Shams al-Dīn (شَمْس ٱلدِّين) Abū ʿAbd Allāh Muḥammad ibn Makkī ibn Ḥāmid al-Nabaṭī al-ʿĀmilī al-Jizzīnī (c. 1334–1385), better known as al-Shāhīd al-Awwal (ٱلشَّهِيد ٱلْأَوَّل, "The First Martyr"), was a 14th century Shia Muslim scholar and jurist from Jezzine in present-day Lebanon. He is famously known as the author of al-Lum'ah al-Dimashqiyah (ٱللُّمْعَة ٱلدِّمَشْقِيَّة) (The Damascene Glitter). Though he is neither the first Muslim nor the first Shia to die for his religion, he's as "Shahid al-Awwal" because he was probably the first Shia scholar of such stature to have been killed in a brutal manner.

==Life==
He was born in 734 AH/1334 CE in Jabal 'Amel. His nisbah "al-Jezzini" indicates that his family was also from Jezzine in modern-day Lebanon. When Muhammad ibn Makki was 16 years old he went to study at the city of Hilla in modern-day Iraq. He returned home when he was 21. He used taqiyya to establish himself as one of the religious scholars of Damascus, using Sunni law to judge Sunnis, while covertly judging the Shia using Shia law.

==Death==
He was executed on Thursday the ninth of Jumada al-awwal, 786 A.H. (ca. 1385) during the reign of Sultan Barquq. His death was in accordance with the fatwa of a jurist from the Maliki madhab, which was endorsed by a jurisprudent of the Shaf'i madhab. Accusations against him included rafd, defamation of senior Islamic personages, the companions and family of Muhammad, Aisha, Abu Bakr and Umar, following the Nusayri faith, and permitting the drinking of wine.
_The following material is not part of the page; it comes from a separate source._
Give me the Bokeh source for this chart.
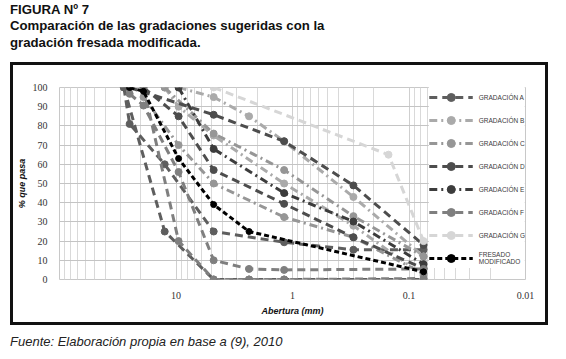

These accusations were first brought against him by two of his former students from Jabal Amil, who were also former Twelver Shiites. One of them, Yusuf ibn Yahya, submitted a report (which included the signatures of 70 former Shiites from Jabal Amil) to the authorities detailing al-Amili's "vile doctrines and abominable beliefs."

However, according to Shia biographer al-Khwansari, al-Amili denied these charges in a letter to the governor of Damascus, protesting his love for "the Prophet and all who loved him, all the Companions without exception." He was imprisoned for one year in the Citadel of Damascus, then beheaded by sword. His corpse was then crucified and stoned in the city whereby it was burned and the ashes were discarded into the air.